No-Cloud Password Managers for Small Business: Smart or Risky?

A password manager without cloud can appeal to small businesses that want control over sensitive credentials and reduced dependency on vendor infrastructure. But business use adds requirements that personal vaults do not have: sharing, revocation, onboarding, offboarding, auditability, and recovery.
For some small businesses, local-first storage is a good fit. For others, a managed team password manager or secrets platform is safer because it handles access control more cleanly.
When no-cloud fits a small business
No-cloud password management can fit a very small team with stable access needs and a responsible technical owner. It is more difficult for growing teams with frequent staff changes or many shared credentials.

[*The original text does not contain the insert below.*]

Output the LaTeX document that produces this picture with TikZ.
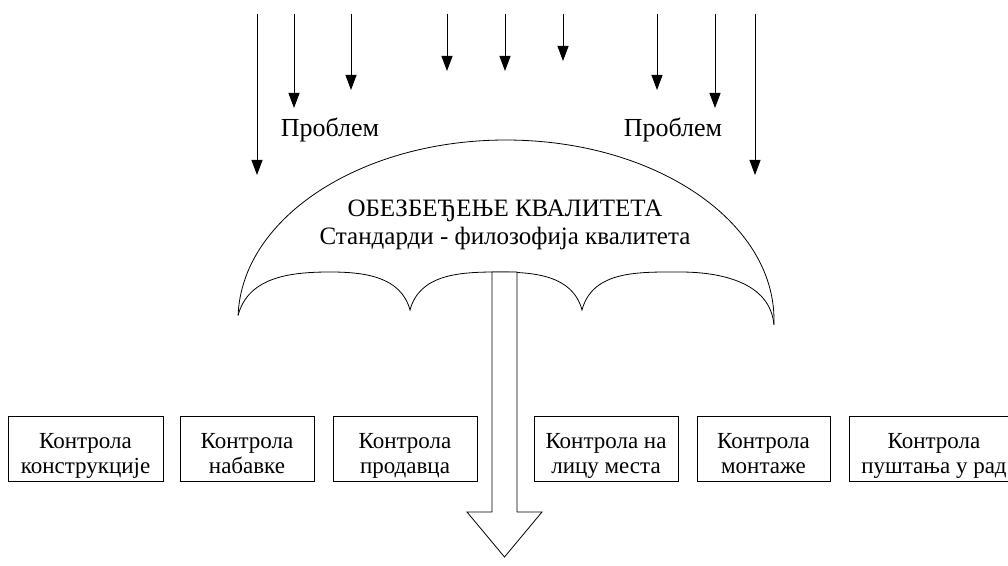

The more people need access, the more revocation matters.
| Good fit | Riskier fit |
|---|---|
| Solo founder or tiny team | Frequent onboarding/offboarding |
| Few shared accounts | Many shared admin accounts |
| Technical owner | No backup owner |
| Local compliance preference | Need audit logs |
Shared credentials need access rules
A shared local vault can become messy quickly. Decide who can access which accounts, how changes are recorded, and what happens when someone leaves.
Avoid spreading full vault copies to everyone.
- Limit shared credentials.
- Name account owners.
- Use role-based access where possible.
- Rotate passwords after access changes.
- Prefer individual accounts over shared logins.
Revocation is the hard part without cloud controls
When a full vault copy leaves your control, you cannot reliably revoke knowledge of old passwords. You can only rotate the affected secrets.
This is the main reason businesses often need managed sharing rather than simple vault copying.
| Event | Required action |
|---|---|
| Employee leaves | Rotate shared credentials they accessed |
| Vault copy shared | Assume contents may persist |
| Admin role changed | Update account permissions |
| Lost device | Revoke sessions and rotate high-risk passwords |
Business backups need ownership and testing
A small business vault should not depend on one laptop. Keep encrypted backups, document recovery, and assign a backup owner.
Test restore before an emergency such as device loss or owner absence.
- Assign a vault owner.
- Keep encrypted off-device backups.
- Document restore steps.
- Protect keyfiles if used.
- Review backups after major password changes.
Compliance and audit needs may change the answer
Some businesses need audit logs, access history, policy enforcement, or centralized offboarding. A simple local vault may not provide those controls.
Do not force a no-cloud tool into a role it cannot safely fill.
| Need | Local vault fit |
|---|---|
| Solo credential storage | Often good |
| Audit logs | Often limited |
| User provisioning | Often limited |
| Emergency recovery | Possible with process |
| Team revocation | Needs careful rotation |
Separate business passwords from infrastructure secrets
A password manager can store human credentials and recovery notes. Production secrets should usually live in dedicated systems designed for deployment, rotation, and access control.
This separation lowers blast radius.
- Use password managers for human logins.
- Use secrets managers for runtime secrets.
- Avoid `.env` files as permanent storage.
- Rotate API tokens after exposure.
- Document ownership for critical services.
Browser and device policy matters
If employees unlock a local vault on unmanaged devices, the business loses control over endpoint risk. Decide which devices are trusted and what browser extension policy applies.
Local-first storage still requires endpoint discipline.
| Policy area | Guidance |
|---|---|
| Device trust | Use managed or approved devices |
| Browser extensions | Limit unnecessary extensions |
| Screen sharing | Lock vault before calls |
| Exports | Restrict and clean up plaintext files |
How to decide if no-cloud is right for your business
Choose no-cloud only if the operational responsibilities are realistic. If the team needs sharing, audit logs, and quick revocation, a managed business password manager may be safer.
Local control is valuable, but business access control must be dependable.
- Count shared accounts.
- Map who needs access.
- Define offboarding steps.
- Test backup restore.
- Review compliance needs.
- Choose managed tooling if revocation matters more than local custody.
Conclusion
A password manager without cloud can fit very small businesses with stable access needs and strong process discipline.
As sharing and revocation needs grow, the safer choice may be a managed team password manager or dedicated secrets platform. Local-first control should not come at the cost of business access hygiene.